Implementation considerations for enterprise deployment
A phased implementation approach is usually more effective than a broad finance automation rollout. Enterprises should start with a reporting process that has high business value, repeatable workflow steps, and measurable pain points, such as monthly business unit reporting, intercompany reconciliation, or management pack preparation.
Initial deployment should focus on source system inventory, data contract definition, account and dimension mapping, workflow design, exception taxonomy, and KPI baselining. Once the first reporting workflow is stable, organizations can extend the architecture to adjacent processes such as close management, cash reporting, capex tracking, or profitability reporting.
DevOps and platform teams also play a critical role. Finance automation should be deployed with environment controls, API versioning, test automation, rollback procedures, and monitoring dashboards.

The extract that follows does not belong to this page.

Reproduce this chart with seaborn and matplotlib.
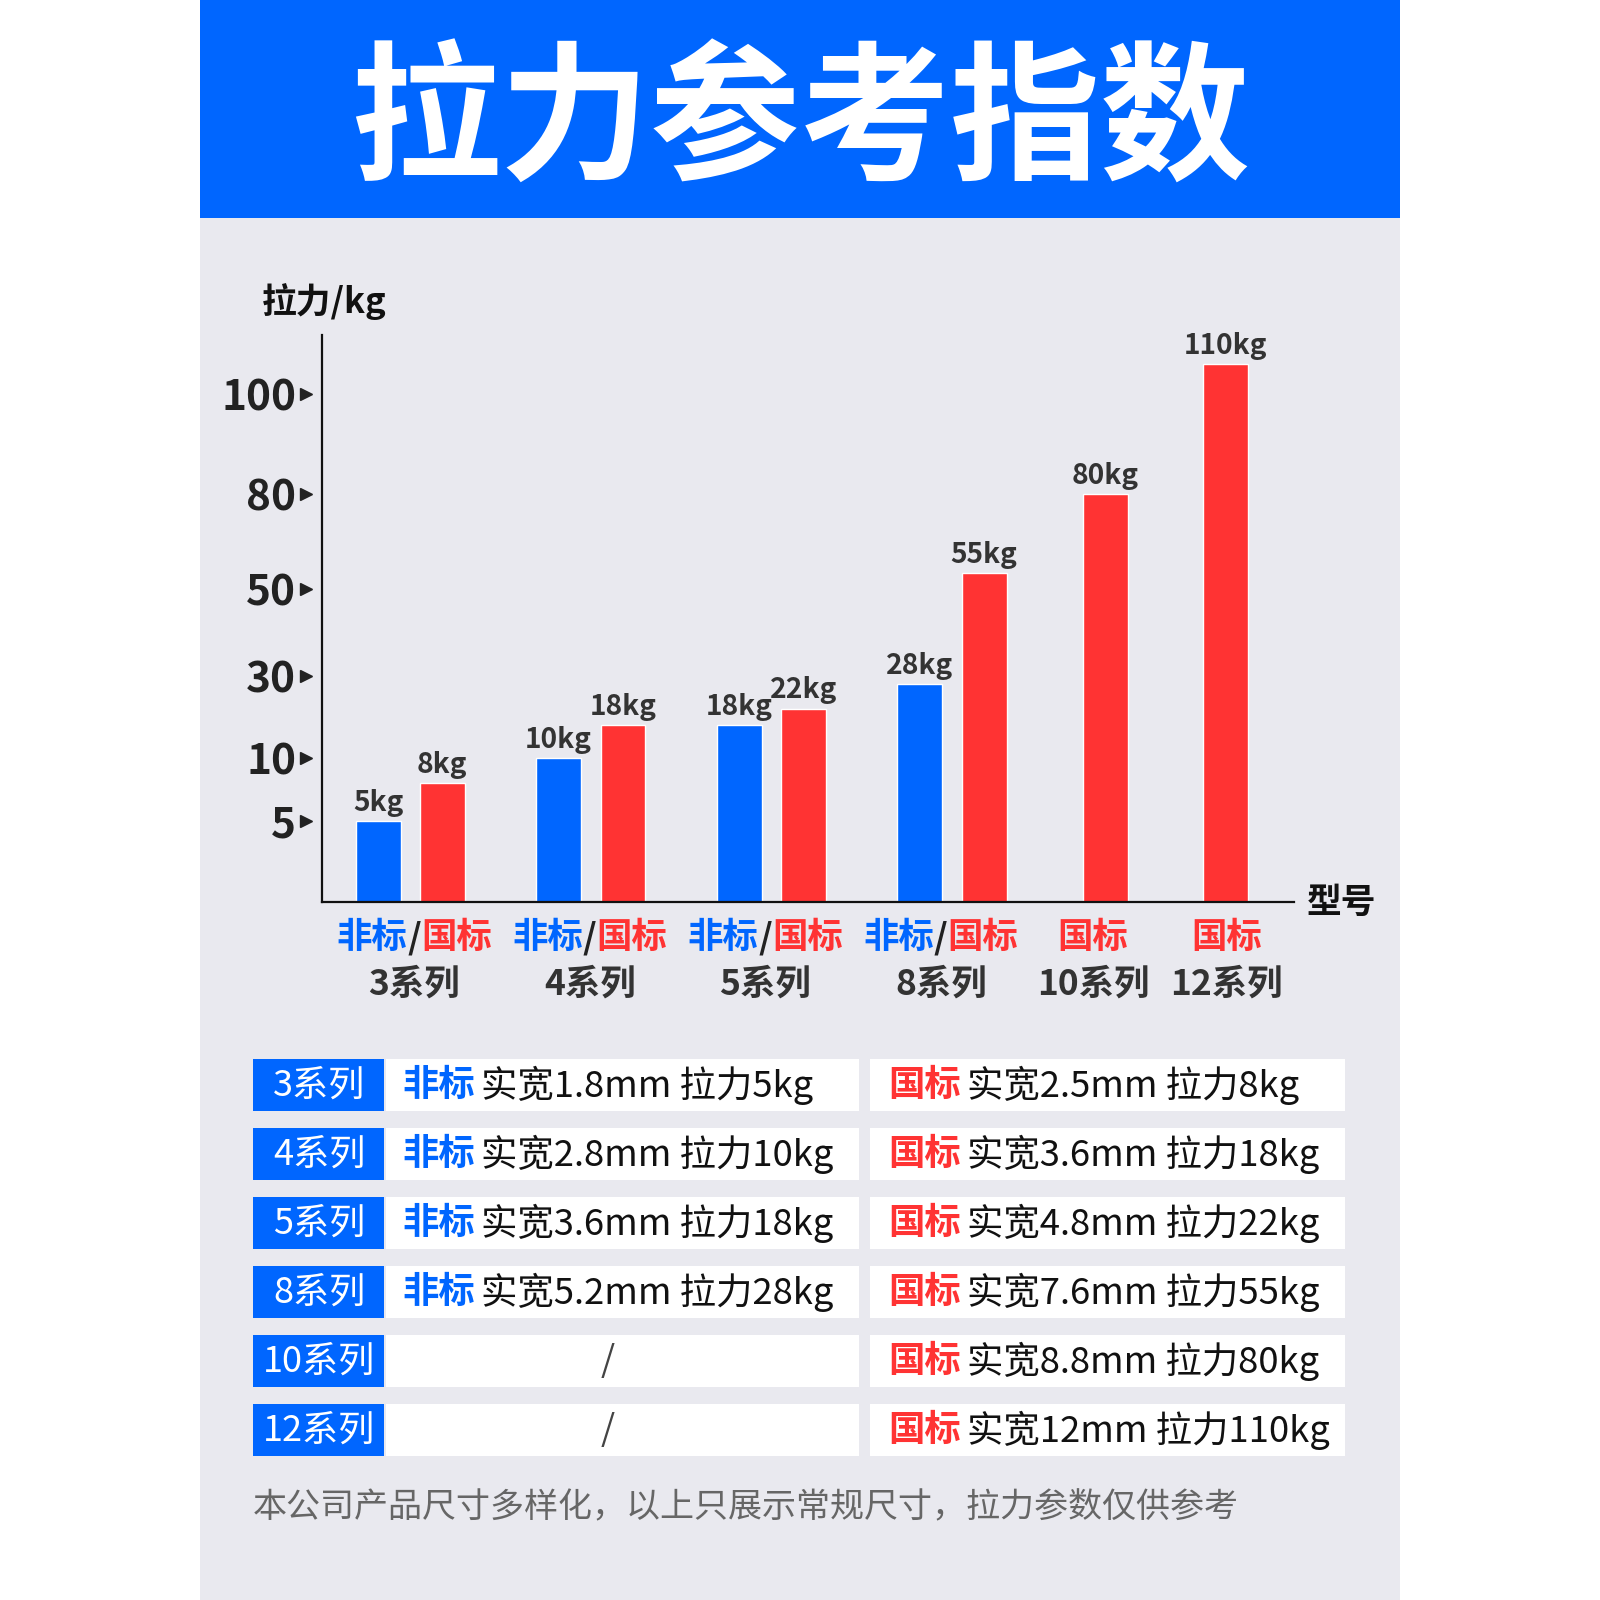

This is especially important when reporting pipelines depend on multiple SaaS applications and cloud services with independent release cycles.
Executive recommendations for CIOs, CFOs, and transformation leaders
Executives should treat finance reporting efficiency as an operating model issue supported by technology, not as a dashboard problem. The highest returns come from standardizing workflows, data definitions, and accountability across business units before scaling automation broadly.
CIOs should prioritize integration architecture that supports coexistence between cloud ERP platforms and legacy systems. CFOs should sponsor common reporting policies, close discipline, and control ownership. Transformation leaders should measure success using cycle time reduction, exception resolution speed, data quality improvement, and management reporting readiness rather than automation volume alone.
When finance operations automation is designed with ERP integration, middleware governance, AI-assisted exception handling, and cloud modernization principles, reporting becomes faster, more consistent, and more scalable across business units. That creates a stronger foundation for enterprise planning, operational decision-making, and financial control.